How to find difference in means at particular points in a by-factor GAMM? This is a bit long but I wanted to give enough photos and code to explain what I'm doing and the issues I'm having. The main question is in the last paragraph.
I'm examining differences in male and female growth in a wildlife species using GAMMs, and while the GAMM output compares male and female growth across the curve (via the parametric coefficient telling me the significance of the partial effect of sex), I am wondering how I can compare the difference at different ages/x values. It was suggested I use this method because I have some repeat measures of individuals but not all repeats (we captured and measured whoever we saw on measurement day each year, so some animals are measured once in their life and some are represented in >5 age categories).
I've tried a few methods but all are giving me a different answer than my GAM is, and I'm wondering which is correct.
 My code is as follows: 
gamm(data = data, Weight ~ Sex + s(Age, by = Sex), random = list(SubjectID = ~1), method = "REML")

This is the output:

And here are the effects plots: 
(Note that some of the graphs and outputs say "AgeReset10Up", this is just because I have a few age categories, I changed it to "Age" in a few graphs and in this description for ease of reading but they're the same thing).
The parametric coefficient and partial effects plot tells me that there is a significant effect of sex, saying that over the growth curve females weigh more than males, but I want to know at what ages this is actually true, so that I can say for example females are significantly bigger than males at age x but not age y. I tried to find this out in three ways, but all say that there are no differences.
First, when I make a ggplot of the raw data and the GAM line overlapping, the CIs overlap at all points, which seems to indicate there is no significant difference in weight at any age.

Second, when I run a linear regression
lmer(Weight ~ Sex*Age + (1|SubjectID), data = data), there is no point at which the age*sex interaction that is significant, see below. Running the LMER was suggested to me as a way to find difference in means at each age, kind of like running individual t-tests (the reference age is age 10 btw). 

And third, I had used Gavin Simpson's awesome function and tutorial to find the differences in the smooths, and when I posted a question about it he kindly suggested that I modify that code by not zeroing out the intercept and parametric lines and that that would give me a difference in means when the CI excludes 0, like in the post.

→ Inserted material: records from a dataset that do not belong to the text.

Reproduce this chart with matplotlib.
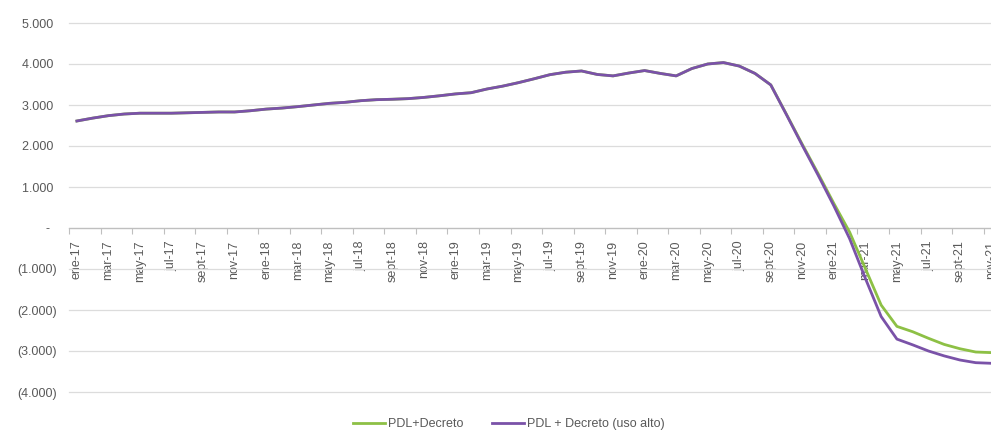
import matplotlib
matplotlib.use("Agg")
import matplotlib.pyplot as plt
from matplotlib.ticker import FuncFormatter, FixedLocator

plt.rcParams['font.family'] = ['Liberation Sans', 'DejaVu Sans']

month_names = ["ene", "feb", "mar", "abr", "may", "jun", "jul", "ago", "sept", "oct", "nov", "dic"]
years = ["17", "18", "19", "20", "21"]
categories = [f"{m}-{y}" for y in years for m in month_names]

pdl_decreto = [
    2610, 2680, 2740, 2780, 2800, 2800, 2800, 2810, 2820, 2830, 2830, 2860,
    2900, 2925, 2960, 3000, 3040, 3065, 3105, 3130, 3140, 3155, 3185, 3225,
    3270, 3300, 3390, 3460, 3545, 3640, 3740, 3800, 3830, 3745, 3710, 3780,
    3840, 3770, 3710, 3890, 4000, 4035, 3950, 3770, 3490, 2770, 2040, 1330,
    600, -100, -990, -1880, -2400, -2530, -2690, -2840, -2945, -3025, -3040, -3045,
]
pdl_decreto_alto = [
    2610, 2680, 2740, 2780, 2800, 2800, 2800, 2810, 2820, 2830, 2830, 2860,
    2900, 2925, 2960, 3000, 3040, 3065, 3105, 3130, 3140, 3155, 3185, 3225,
    3270, 3300, 3390, 3460, 3545, 3640, 3740, 3800, 3830, 3745, 3710, 3780,
    3840, 3770, 3710, 3890, 4000, 4035, 3950, 3770, 3490, 2760, 2015, 1290,
    540, -260, -1230, -2160, -2710, -2850, -3000, -3120, -3220, -3285, -3300, -3310,
]
series_names = ["PDL+Decreto", "PDL + Decreto (uso alto)"]
y_ticks = [-4000, -3000, -2000, -1000, 0, 1000, 2000, 3000, 4000, 5000]

GREEN = "#8DC045"
PURPLE = "#7A52A8"
TXT = "#595959"

W, H = 991, 433
fig = plt.figure(figsize=(W / 100, H / 100), dpi=100)
left_px, right_px = 69, 69 + 60 * 15.77
top_px, bot_px = 23, 392
ax = fig.add_axes([left_px / W, 1 - bot_px / H, (right_px - left_px) / W, (bot_px - top_px) / H])

x = list(range(len(categories)))
l1, = ax.plot(x, pdl_decreto, color=GREEN, lw=2.0, solid_joinstyle='round', label=series_names[0], zorder=3)
l2, = ax.plot(x, pdl_decreto_alto, color=PURPLE, lw=2.0, solid_joinstyle='round', label=series_names[1], zorder=4)

ax.set_xlim(-0.5, len(categories) - 0.5)
ax.set_ylim(-4000, 5000)

def yfmt(v, pos):
    v = int(round(v))
    if v == 0:
        return "-  "
    s = f"{abs(v):,}".replace(",", ".")
    return f"({s})" if v < 0 else s + " "

ax.yaxis.set_major_locator(FixedLocator(y_ticks))
ax.yaxis.set_major_formatter(FuncFormatter(yfmt))
ax.grid(axis='y', color="#DCDCDC", lw=0.9, zorder=0)
for gl in ax.get_ygridlines():
    gl.set_clip_on(False)
ax.tick_params(axis='y', length=0, pad=9, labelsize=9, labelcolor=TXT)

label_pos = x[::2]
ax.set_xticks(label_pos)
ax.set_xticklabels(categories[::2])
ax.set_xticks([i - 0.5 for i in range(0, len(categories) + 1, 2)], minor=True)
ax.tick_params(axis='x', which='major', length=0, pad=9, labelsize=9, labelcolor=TXT, labelrotation=90)
ax.tick_params(axis='x', which='minor', length=4, width=0.8, color="#BFBFBF", direction='out')
for lbl in ax.get_xticklabels():
    lbl.set_rotation(90)
    lbl.set_va('top')
    lbl.set_ha('center')

for s in ['top', 'right', 'left']:
    ax.spines[s].set_visible(False)
ax.spines['bottom'].set_position(('data', 0))
ax.spines['bottom'].set_color("#BFBFBF")
ax.spines['bottom'].set_linewidth(0.9)

fig.legend([l1, l2], series_names, loc='center', bbox_to_anchor=(0.513, 0.021), ncol=2,
           frameon=False, fontsize=9, labelcolor=TXT, handlelength=2.6,
           handletextpad=0.2, columnspacing=2.3)

fig.savefig("out.png", dpi=100)
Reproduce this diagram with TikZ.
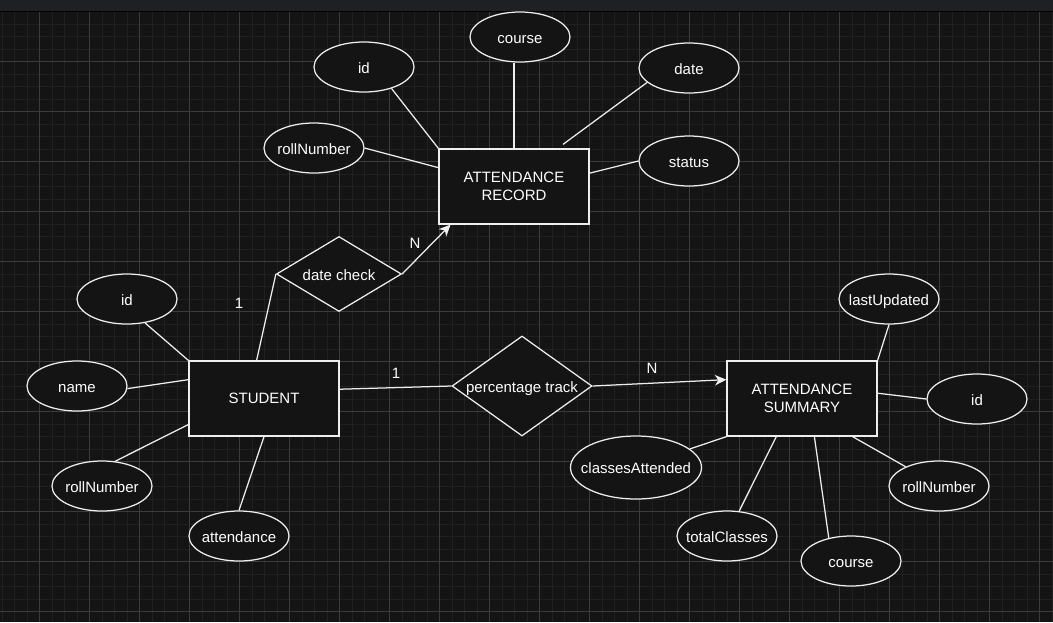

I ran that, and there is no point at which the CI excludes 0, suggesting the means are the same at every point.
How is it that there's an overall significant effect of sex, with females bigger than males in the GAM, but when examining the actual mean at each age using several different methods there's no difference? A friend who specializes in GAMs said that the GAM output saying there's a significant difference is right, and that the other methods must be off. So am I just misunderstanding something? Is there a better way to find means?
 A: I believe this

... and there is no point at which the CI excludes 0, suggesting the means are the same at every point

is one source of confusion.
On the face of it, the data and smooths suggest that the difference of means is not exactly zero. Put another way, whatever difference in means there is between the two groups is small relative to the uncertainty in the estimates of those mean. You observed a difference but cannot say with any level of confidence that this observed difference is a real difference in the population of subjects you might have sampled.
Why are each of the model terms significant but the difference not significant? This comes from propagating the uncertainty in all of the things you estimated into the computation of the difference of means as a function of age.
Controlling for the smooth effect of Age by sex, you detect a small difference between the two groups in the mean response. The two smooth terms were assessed to be unlikely to have arise if the true functions were flat constant functions.
Computing a difference of means as a function of age requires you to bring together all these estimated effects and propagate their uncertainties into your estimates of the difference in the response between the two groups as a function of age.
You could try a more direct estimation of the thing you are interested in by using the ordered-factor method.
data <- transform(data, oSex = ordered(Sex))
m <- gam(Weight ~ oSex + s(Age) + s(Age, by = oSex) + s(Subject, bs = "re"),
         method = "REML"

where s(Age) is the smooth effect of Age for the reference level of Sex, while s(Age, by = oSex) is the smooth difference between the smooth effect of Age in the reference level and the other level of Sex.
This shouldn't change the outcome much though; I suspect you'll see a small effect of Sex overall once you condition on the smooth effects of Age in both groups, but you won't find large ("significant") differences when you ask the more specific question of "At what ages are the groups different?".